Should I go B6 or B8?

Background:

1) The respective part numbers are identical for both A3 and S3 (i.e. Bilstein B6 for S3 is the same for A3 and Bilstein B8 for S3 is the same for A3)

2) B6 is meant for stock ride height

3) B8 is for lowered ride height

4) S3 sits 25mm lower than A3 standard suspension

5) H&R sport springs lowers the A3 by 33mm (so only -8mm relative to stock S3). 

Since the final ride height is only a bit lower than the stock S3 ride height, should I go for B6 or B8 (please recall that the B6 for S3 is the same as A3)? 

Thanks.


----------



## VWNCC (Jan 12, 2010)

NVM, I think I found the answer to my own question. So, I guess they used the standard suspension as reference and already considered the S3 to be lowered by 25mm already. So for 33mm, the B8 should be ideal.

From the Bilstein website:

*To which lowering level can the BILSTEIN B8 Sprint shock absorber be fitted?*


Down to 50mm. The ideal depth for driving dynamics is however between 30mm and 40mm; any lower and the driving performance becomes poorer again, unless a major adjustment of the entire vehicle is carried out.



*To which lowering level can I go with BILSTEIN B6 sports shock absorbers (not shortened) in conjunction with shorter springs?*


Down to 30mm. That is what is typically offered for new vehicles straight from the factory. Any lower and a shock absorber with a shortened stroke has to be fitted, so that the spring tension - which ensures the required distance between the car body and the wheel - is maintained, whatever the driving situation. Otherwise the spring may slip out of its fitting and the vehicle will abruptly go out of control.


----------



## tekmo (Nov 30, 2013)

from what I've read, you will need B8.


----------



## VWNCC (Jan 12, 2010)

itr_1211 said:


> What springs will you match them with?


I am thinking of H&R sport. :laugh:

I just can't decide whether to wait a while to see whether Bilstein will release the B12 later on and whether to wait till my OEM setup gets old so it becomes more justified to spend the money.


----------



## VWNCC (Jan 12, 2010)

itr_1211 said:


> How much will the H&Rs with b12s cost? if its close to the pss coilovers I would go with them


Okok, let me clarify...

It is either H&R + B8 or B12 alone.

B12 is already a spring + shock kit

There is no B12 kit available right now, so I don't know the price, but the B14 coilover (basically the non damping adjustable version of the PSS) is about 300 dollars more than the H&R + B8, so I can't see the B12 being far off from the H&R + B8. The B16 coilover (PSS) is roughly a 1000 more than the B14.

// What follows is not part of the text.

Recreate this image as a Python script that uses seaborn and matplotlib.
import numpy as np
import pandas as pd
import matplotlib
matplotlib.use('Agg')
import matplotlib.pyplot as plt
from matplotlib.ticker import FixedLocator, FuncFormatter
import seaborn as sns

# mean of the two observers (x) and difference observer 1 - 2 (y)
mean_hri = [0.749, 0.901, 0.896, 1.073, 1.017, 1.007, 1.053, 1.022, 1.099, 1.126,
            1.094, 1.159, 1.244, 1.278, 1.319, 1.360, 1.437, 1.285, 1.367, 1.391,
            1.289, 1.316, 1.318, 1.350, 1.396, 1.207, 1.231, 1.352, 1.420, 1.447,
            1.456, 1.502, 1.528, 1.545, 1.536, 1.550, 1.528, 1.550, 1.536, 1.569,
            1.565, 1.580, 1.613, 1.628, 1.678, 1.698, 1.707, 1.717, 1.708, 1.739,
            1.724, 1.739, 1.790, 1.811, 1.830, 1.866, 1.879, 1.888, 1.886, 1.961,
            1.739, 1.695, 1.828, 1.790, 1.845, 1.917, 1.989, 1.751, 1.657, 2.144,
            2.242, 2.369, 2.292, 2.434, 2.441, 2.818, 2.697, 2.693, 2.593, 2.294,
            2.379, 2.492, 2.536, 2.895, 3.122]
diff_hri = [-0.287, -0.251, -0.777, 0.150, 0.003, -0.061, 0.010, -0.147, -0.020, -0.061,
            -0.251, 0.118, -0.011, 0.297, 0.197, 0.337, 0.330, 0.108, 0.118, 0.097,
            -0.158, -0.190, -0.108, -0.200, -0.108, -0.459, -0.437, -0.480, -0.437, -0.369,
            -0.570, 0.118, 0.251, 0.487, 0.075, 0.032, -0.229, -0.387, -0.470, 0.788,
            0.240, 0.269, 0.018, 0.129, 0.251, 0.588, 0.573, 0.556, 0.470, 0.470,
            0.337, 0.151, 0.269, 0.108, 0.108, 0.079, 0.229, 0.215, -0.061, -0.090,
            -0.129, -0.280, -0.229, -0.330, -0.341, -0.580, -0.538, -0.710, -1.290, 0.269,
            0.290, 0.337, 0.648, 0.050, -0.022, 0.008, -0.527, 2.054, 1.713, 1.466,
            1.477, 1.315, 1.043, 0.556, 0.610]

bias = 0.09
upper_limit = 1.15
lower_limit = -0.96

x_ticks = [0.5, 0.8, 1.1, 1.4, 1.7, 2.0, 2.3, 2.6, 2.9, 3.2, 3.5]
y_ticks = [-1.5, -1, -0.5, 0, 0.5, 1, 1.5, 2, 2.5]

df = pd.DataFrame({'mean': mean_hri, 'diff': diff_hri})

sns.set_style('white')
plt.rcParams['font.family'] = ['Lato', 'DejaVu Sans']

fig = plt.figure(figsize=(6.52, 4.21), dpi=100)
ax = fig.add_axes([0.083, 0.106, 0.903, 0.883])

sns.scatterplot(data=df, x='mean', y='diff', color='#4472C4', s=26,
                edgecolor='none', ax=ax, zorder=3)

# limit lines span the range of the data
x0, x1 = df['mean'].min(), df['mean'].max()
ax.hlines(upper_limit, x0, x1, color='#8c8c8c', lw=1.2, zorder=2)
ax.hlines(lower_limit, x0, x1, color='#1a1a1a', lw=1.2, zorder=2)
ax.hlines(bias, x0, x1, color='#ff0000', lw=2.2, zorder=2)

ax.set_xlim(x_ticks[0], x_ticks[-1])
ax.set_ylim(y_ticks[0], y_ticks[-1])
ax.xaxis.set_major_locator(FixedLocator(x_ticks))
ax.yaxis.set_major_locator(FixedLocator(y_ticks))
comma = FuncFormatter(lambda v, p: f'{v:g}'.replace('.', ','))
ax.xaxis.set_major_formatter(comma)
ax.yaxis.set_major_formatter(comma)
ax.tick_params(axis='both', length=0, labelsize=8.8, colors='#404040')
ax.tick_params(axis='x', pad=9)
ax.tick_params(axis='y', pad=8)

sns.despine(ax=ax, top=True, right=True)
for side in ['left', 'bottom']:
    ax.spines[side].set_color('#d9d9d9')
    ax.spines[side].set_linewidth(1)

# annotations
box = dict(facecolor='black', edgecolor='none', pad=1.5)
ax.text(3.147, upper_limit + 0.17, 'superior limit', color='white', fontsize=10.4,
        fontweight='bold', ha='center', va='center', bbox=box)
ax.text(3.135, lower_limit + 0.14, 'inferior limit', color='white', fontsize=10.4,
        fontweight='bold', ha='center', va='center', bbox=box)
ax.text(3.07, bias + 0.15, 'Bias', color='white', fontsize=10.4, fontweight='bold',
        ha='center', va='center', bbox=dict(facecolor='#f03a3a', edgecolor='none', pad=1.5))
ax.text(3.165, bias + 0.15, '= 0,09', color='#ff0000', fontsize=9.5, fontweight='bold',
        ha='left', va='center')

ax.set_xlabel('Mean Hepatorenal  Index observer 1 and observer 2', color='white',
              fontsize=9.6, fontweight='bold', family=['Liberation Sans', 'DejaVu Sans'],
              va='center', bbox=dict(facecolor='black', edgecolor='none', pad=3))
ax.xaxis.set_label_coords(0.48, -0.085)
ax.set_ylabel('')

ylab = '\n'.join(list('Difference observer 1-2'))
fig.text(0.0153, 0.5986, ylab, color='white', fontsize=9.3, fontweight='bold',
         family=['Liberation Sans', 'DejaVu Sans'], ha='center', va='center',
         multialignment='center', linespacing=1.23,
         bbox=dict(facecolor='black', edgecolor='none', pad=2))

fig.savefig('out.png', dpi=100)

B14 would have been nice if there wasn't corrosion issues (I live up North so I prefer either the B12 kit or the H&R + B8.


----------



## tekmo (Nov 30, 2013)

When are you planning to set it up?


----------



## VWNCC (Jan 12, 2010)

tekmo said:


> When are you planning to set it up?


I haven't decided yet, but probably won't be this year as winter is coming so I might as well have the car sit higher for the snow season. If I wait, maybe the B12 will be available by then.


----------



## tekmo (Nov 30, 2013)

I am not sure what's the hold up with Eibach. Last time i contacted them they said they would have something available in past spring.... still nothing..


----------



## VWNCC (Jan 12, 2010)

tekmo said:


> I am not sure what's the hold up with Eibach. Last time i contacted them they said they would have something available in past spring.... still nothing..


Yea, I am very surprised as well as they have B12 kits in Europe for all the different variants already. Of course, they don't have the B12 for the A3 2.0T as they don't get that variant in Europe..... :banghead:


----------